# Provided records:
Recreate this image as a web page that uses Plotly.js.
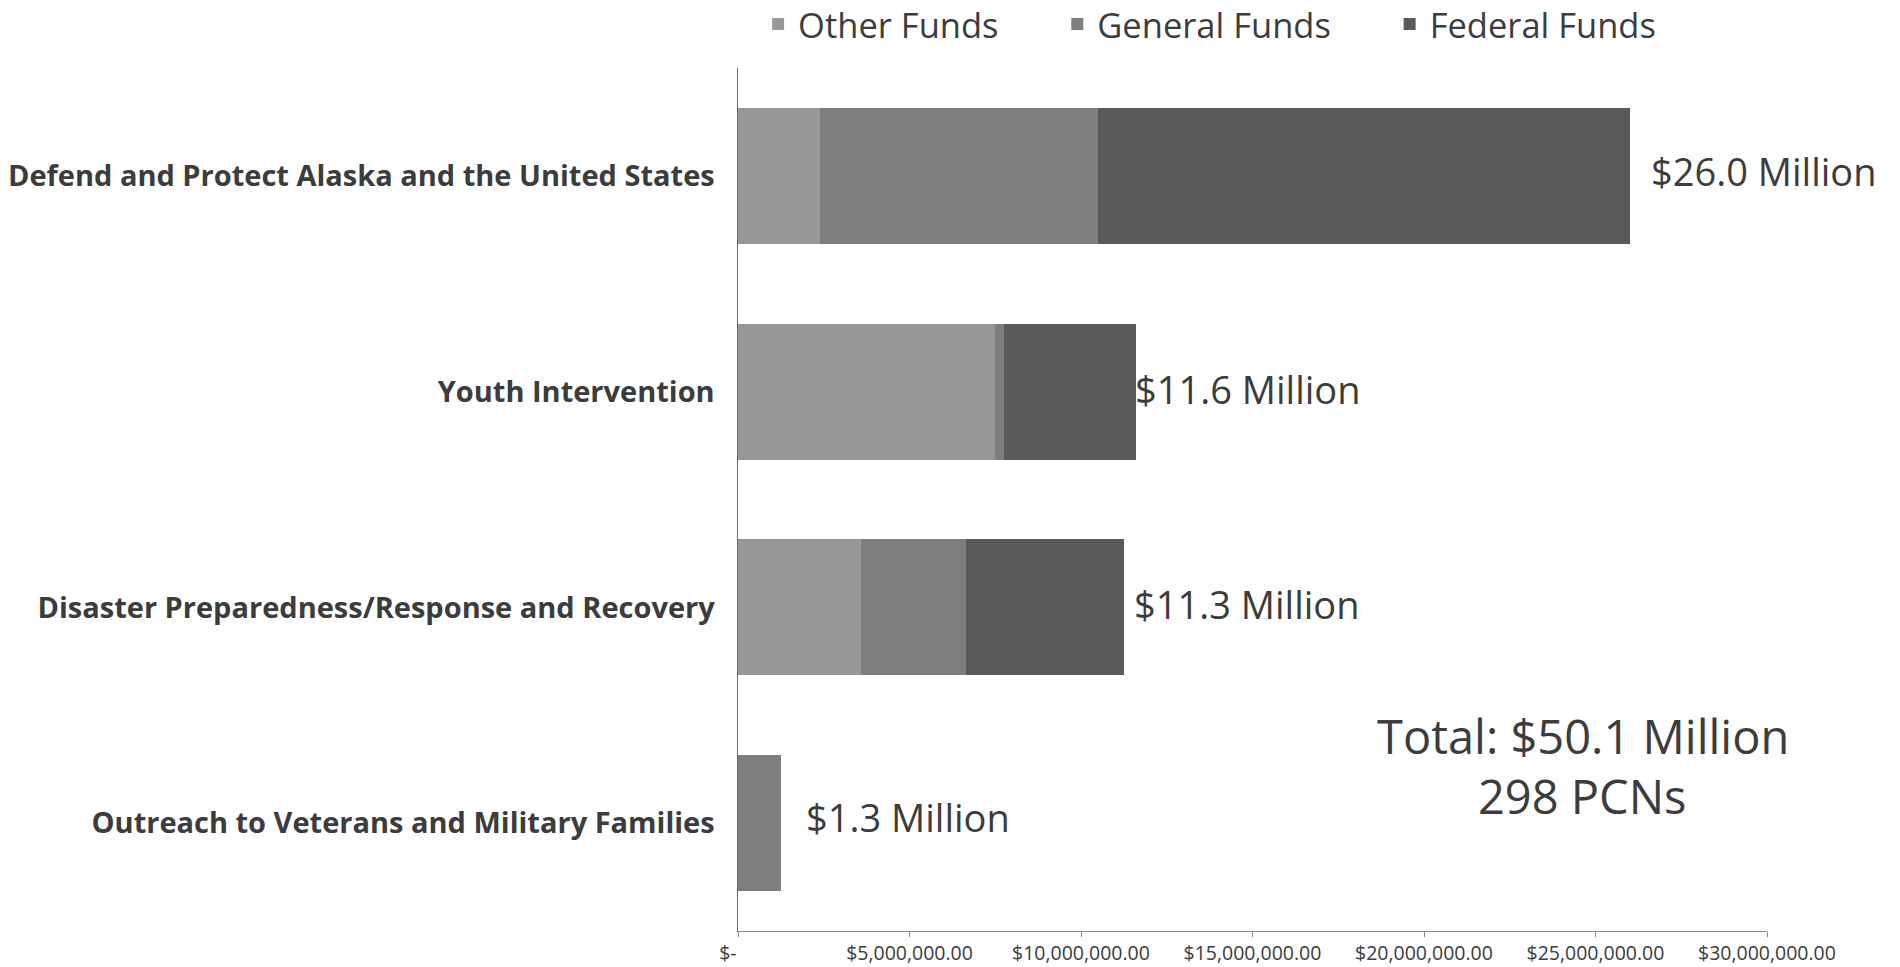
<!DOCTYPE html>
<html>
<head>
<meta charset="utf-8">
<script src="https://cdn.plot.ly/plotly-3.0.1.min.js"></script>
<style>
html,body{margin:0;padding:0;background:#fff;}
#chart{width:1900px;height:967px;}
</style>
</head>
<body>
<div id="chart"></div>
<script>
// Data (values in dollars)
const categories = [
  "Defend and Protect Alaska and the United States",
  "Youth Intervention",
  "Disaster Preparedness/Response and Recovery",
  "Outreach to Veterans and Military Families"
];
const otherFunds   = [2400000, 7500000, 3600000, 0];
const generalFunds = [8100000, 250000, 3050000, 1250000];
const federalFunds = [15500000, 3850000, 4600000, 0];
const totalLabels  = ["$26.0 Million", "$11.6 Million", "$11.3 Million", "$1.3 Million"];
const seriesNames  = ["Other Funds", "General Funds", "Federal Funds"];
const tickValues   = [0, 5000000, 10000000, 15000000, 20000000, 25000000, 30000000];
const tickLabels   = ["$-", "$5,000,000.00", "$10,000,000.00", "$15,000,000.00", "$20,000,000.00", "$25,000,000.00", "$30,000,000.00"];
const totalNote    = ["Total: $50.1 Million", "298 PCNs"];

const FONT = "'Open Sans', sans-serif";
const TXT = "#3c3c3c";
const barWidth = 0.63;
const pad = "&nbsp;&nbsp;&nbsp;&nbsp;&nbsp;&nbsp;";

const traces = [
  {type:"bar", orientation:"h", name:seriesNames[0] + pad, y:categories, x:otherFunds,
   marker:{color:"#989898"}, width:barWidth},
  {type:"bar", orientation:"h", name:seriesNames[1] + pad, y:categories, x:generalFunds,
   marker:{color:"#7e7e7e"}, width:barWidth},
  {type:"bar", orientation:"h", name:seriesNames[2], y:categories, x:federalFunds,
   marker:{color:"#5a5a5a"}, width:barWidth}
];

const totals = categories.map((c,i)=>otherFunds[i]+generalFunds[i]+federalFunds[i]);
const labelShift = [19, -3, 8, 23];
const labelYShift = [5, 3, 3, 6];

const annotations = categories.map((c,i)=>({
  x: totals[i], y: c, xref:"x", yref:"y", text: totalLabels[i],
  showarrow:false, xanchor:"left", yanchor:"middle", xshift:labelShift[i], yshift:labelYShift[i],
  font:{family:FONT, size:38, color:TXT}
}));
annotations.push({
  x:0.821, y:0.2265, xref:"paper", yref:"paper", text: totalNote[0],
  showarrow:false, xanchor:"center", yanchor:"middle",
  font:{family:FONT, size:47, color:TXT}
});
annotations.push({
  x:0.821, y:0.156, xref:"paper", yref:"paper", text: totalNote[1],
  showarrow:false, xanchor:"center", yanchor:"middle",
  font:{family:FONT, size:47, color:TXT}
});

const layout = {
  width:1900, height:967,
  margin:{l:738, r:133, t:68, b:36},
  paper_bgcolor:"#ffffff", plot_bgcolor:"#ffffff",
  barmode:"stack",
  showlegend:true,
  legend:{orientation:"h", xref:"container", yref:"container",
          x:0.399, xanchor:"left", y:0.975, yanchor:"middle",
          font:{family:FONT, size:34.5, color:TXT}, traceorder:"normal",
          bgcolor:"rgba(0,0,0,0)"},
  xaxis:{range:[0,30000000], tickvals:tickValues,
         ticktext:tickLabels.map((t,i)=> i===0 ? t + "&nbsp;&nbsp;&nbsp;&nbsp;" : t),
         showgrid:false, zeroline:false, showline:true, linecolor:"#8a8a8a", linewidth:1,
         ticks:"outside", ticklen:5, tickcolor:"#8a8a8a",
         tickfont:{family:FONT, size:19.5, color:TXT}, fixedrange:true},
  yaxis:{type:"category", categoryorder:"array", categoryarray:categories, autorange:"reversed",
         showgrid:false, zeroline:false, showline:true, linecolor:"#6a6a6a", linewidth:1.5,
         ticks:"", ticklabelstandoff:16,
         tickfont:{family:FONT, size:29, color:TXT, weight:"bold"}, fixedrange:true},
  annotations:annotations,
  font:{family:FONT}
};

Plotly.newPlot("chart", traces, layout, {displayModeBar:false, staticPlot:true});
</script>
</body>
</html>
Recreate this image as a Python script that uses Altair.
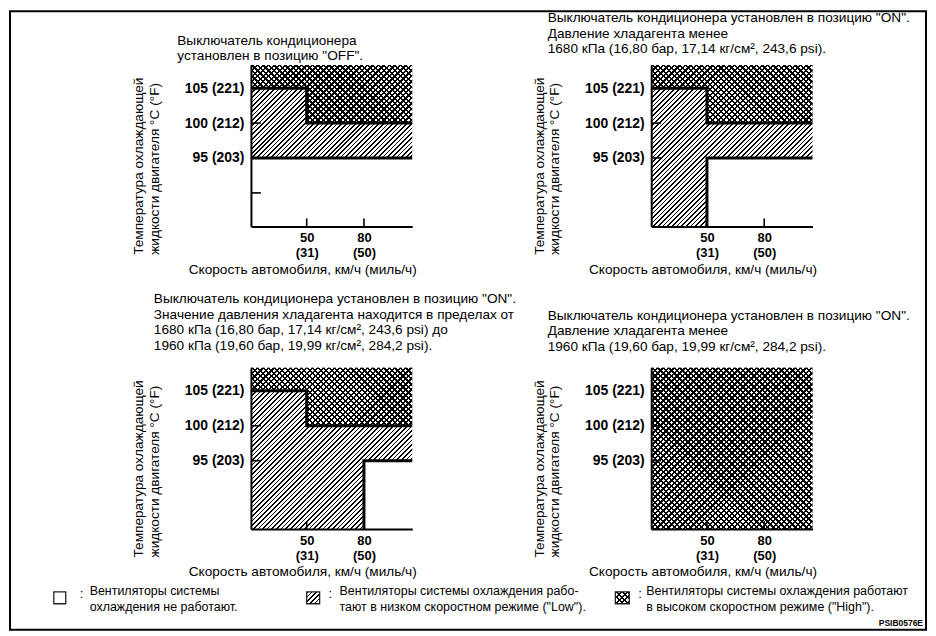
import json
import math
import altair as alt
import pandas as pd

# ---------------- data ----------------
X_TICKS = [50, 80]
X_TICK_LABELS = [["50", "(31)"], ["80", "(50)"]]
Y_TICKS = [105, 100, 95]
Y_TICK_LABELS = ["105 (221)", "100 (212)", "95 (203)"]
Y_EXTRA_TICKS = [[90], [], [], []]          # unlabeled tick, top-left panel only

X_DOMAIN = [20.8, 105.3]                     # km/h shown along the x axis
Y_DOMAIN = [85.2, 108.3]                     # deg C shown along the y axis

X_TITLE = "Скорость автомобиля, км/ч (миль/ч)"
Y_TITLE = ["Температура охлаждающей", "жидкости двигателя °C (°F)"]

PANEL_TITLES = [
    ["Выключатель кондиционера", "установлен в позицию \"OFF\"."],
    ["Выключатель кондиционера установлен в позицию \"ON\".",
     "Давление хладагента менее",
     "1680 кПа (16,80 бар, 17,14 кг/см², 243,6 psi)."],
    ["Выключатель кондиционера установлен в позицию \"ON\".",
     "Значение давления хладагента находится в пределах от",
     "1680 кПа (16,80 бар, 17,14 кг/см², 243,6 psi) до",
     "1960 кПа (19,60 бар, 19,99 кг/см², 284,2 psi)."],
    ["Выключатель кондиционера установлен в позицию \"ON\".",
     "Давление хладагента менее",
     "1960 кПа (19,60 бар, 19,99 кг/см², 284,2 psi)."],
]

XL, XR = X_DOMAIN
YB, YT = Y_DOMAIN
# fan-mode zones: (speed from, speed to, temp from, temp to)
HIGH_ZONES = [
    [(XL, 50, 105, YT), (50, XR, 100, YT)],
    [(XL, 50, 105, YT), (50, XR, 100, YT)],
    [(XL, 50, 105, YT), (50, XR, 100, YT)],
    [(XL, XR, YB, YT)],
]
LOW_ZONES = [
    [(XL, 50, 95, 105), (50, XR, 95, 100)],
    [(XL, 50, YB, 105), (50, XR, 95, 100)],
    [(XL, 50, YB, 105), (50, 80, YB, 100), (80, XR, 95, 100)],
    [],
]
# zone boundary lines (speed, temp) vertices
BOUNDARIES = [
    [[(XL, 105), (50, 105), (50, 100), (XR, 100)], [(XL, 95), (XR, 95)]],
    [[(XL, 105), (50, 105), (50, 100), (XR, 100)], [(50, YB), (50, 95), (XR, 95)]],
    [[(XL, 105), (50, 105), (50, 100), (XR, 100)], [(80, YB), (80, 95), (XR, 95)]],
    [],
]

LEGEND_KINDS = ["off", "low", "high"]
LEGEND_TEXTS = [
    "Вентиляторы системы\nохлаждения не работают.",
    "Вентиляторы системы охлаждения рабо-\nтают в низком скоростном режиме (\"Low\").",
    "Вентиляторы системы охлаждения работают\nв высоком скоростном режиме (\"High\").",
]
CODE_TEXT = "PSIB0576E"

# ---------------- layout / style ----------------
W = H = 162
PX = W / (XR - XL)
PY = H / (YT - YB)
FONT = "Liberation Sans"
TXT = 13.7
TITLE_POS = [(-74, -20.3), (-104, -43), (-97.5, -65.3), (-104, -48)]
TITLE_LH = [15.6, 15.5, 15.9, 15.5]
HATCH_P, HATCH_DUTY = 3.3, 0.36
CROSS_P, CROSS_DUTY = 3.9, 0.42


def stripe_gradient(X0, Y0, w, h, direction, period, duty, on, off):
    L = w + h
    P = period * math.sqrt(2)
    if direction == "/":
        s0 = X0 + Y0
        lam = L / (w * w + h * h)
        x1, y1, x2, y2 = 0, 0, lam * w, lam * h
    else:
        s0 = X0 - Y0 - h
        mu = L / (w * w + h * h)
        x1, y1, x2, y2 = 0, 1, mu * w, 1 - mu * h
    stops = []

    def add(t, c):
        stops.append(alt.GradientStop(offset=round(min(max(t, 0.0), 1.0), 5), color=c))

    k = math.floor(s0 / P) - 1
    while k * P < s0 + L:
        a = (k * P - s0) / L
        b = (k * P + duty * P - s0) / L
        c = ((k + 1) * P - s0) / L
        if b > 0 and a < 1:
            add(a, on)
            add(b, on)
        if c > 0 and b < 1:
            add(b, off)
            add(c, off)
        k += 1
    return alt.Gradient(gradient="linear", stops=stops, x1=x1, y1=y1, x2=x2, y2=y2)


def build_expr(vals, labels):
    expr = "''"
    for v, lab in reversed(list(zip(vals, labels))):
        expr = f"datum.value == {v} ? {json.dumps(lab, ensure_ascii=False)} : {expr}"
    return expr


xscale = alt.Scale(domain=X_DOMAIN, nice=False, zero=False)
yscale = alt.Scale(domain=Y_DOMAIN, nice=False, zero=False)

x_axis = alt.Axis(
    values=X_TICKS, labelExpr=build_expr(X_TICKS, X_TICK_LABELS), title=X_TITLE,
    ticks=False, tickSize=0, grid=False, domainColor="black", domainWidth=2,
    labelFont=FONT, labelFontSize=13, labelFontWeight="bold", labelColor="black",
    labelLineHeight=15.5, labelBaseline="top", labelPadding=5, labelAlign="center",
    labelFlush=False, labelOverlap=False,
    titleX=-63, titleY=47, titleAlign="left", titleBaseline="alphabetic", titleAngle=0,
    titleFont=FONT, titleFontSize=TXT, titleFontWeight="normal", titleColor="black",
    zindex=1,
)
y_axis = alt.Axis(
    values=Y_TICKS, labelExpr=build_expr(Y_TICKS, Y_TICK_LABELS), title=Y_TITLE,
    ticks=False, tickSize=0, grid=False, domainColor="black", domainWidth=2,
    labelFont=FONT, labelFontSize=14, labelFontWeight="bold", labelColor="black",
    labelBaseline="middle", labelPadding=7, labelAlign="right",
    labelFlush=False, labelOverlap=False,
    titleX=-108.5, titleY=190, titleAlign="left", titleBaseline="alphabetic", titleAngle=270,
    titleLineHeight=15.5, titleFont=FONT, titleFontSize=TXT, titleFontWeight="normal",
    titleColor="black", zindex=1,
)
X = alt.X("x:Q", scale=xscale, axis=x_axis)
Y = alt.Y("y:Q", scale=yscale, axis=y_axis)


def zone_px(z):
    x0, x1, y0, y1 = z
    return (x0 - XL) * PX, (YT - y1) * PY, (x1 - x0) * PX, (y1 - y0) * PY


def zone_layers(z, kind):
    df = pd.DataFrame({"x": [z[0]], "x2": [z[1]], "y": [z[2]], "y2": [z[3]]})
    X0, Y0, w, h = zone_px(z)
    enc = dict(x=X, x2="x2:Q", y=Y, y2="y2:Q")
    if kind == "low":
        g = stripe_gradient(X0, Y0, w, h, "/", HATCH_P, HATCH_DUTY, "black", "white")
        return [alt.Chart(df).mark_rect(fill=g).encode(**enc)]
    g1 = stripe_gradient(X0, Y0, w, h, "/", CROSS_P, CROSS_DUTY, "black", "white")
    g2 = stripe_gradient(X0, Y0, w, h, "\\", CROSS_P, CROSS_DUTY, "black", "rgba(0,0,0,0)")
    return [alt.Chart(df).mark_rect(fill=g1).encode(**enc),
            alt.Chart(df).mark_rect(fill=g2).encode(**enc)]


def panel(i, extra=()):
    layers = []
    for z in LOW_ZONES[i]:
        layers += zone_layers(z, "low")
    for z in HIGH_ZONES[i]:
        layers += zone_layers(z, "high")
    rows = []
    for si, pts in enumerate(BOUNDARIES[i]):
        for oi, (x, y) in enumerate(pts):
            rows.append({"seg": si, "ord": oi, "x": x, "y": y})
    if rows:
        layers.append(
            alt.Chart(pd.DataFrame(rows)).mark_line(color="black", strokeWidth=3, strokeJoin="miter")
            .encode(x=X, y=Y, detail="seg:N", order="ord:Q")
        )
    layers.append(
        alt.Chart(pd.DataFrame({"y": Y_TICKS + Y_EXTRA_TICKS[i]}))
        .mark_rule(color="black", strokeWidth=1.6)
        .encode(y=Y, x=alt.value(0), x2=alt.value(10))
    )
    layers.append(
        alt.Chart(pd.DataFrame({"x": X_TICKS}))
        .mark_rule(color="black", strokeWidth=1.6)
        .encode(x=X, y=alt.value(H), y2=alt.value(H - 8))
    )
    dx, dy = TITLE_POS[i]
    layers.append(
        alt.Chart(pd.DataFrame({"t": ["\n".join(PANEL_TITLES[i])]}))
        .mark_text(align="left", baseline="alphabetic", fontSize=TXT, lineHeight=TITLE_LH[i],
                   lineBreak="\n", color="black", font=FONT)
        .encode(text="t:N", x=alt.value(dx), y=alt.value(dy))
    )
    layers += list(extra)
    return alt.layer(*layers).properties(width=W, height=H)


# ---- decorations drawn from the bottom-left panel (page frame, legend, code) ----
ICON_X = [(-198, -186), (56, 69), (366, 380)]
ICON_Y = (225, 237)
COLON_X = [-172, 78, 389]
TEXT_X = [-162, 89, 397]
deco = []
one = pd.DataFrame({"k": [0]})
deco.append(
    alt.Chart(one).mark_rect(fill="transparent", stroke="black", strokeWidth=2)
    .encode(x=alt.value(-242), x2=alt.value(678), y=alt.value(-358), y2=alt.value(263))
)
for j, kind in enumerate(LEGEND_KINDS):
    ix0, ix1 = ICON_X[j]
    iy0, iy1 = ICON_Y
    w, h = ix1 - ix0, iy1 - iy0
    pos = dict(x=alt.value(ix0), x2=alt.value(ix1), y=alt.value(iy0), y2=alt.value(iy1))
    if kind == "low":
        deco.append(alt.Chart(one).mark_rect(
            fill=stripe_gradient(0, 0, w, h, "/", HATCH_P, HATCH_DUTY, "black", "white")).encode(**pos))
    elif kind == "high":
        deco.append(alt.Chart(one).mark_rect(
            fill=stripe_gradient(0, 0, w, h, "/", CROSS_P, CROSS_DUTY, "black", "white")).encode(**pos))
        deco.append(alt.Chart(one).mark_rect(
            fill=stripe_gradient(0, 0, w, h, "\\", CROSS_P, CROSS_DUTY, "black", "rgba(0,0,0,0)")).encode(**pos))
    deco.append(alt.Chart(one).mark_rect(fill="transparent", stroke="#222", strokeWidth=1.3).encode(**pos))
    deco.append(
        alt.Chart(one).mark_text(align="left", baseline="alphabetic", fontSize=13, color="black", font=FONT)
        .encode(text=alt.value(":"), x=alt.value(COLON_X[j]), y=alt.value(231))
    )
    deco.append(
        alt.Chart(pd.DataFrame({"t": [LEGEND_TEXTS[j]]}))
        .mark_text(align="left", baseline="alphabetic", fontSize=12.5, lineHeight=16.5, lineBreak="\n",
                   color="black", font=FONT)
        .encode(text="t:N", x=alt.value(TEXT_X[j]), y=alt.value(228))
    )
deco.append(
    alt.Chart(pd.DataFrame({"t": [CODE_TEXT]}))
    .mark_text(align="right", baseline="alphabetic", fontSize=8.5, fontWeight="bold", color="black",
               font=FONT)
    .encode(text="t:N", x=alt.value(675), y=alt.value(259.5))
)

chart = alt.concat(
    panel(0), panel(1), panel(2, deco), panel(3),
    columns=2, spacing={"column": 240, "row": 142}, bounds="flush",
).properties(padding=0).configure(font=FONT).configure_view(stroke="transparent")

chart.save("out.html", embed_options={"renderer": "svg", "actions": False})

# Challenge:
Above are the records; repeat their lines from the first through the line containing "const labelYShift = [5, 3, 3, 6];", and leave out each picture.

# Response to this exercise:
Recreate this image as a web page that uses Plotly.js.
<!DOCTYPE html>
<html>
<head>
<meta charset="utf-8">
<script src="https://cdn.plot.ly/plotly-3.0.1.min.js"></script>
<style>
html,body{margin:0;padding:0;background:#fff;}
#chart{width:1900px;height:967px;}
</style>
</head>
<body>
<div id="chart"></div>
<script>
// Data (values in dollars)
const categories = [
  "Defend and Protect Alaska and the United States",
  "Youth Intervention",
  "Disaster Preparedness/Response and Recovery",
  "Outreach to Veterans and Military Families"
];
const otherFunds   = [2400000, 7500000, 3600000, 0];
const generalFunds = [8100000, 250000, 3050000, 1250000];
const federalFunds = [15500000, 3850000, 4600000, 0];
const totalLabels  = ["$26.0 Million", "$11.6 Million", "$11.3 Million", "$1.3 Million"];
const seriesNames  = ["Other Funds", "General Funds", "Federal Funds"];
const tickValues   = [0, 5000000, 10000000, 15000000, 20000000, 25000000, 30000000];
const tickLabels   = ["$-", "$5,000,000.00", "$10,000,000.00", "$15,000,000.00", "$20,000,000.00", "$25,000,000.00", "$30,000,000.00"];
const totalNote    = ["Total: $50.1 Million", "298 PCNs"];

const FONT = "'Open Sans', sans-serif";
const TXT = "#3c3c3c";
const barWidth = 0.63;
const pad = "&nbsp;&nbsp;&nbsp;&nbsp;&nbsp;&nbsp;";

const traces = [
  {type:"bar", orientation:"h", name:seriesNames[0] + pad, y:categories, x:otherFunds,
   marker:{color:"#989898"}, width:barWidth},
  {type:"bar", orientation:"h", name:seriesNames[1] + pad, y:categories, x:generalFunds,
   marker:{color:"#7e7e7e"}, width:barWidth},
  {type:"bar", orientation:"h", name:seriesNames[2], y:categories, x:federalFunds,
   marker:{color:"#5a5a5a"}, width:barWidth}
];

const totals = categories.map((c,i)=>otherFunds[i]+generalFunds[i]+federalFunds[i]);
const labelShift = [19, -3, 8, 23];
const labelYShift = [5, 3, 3, 6];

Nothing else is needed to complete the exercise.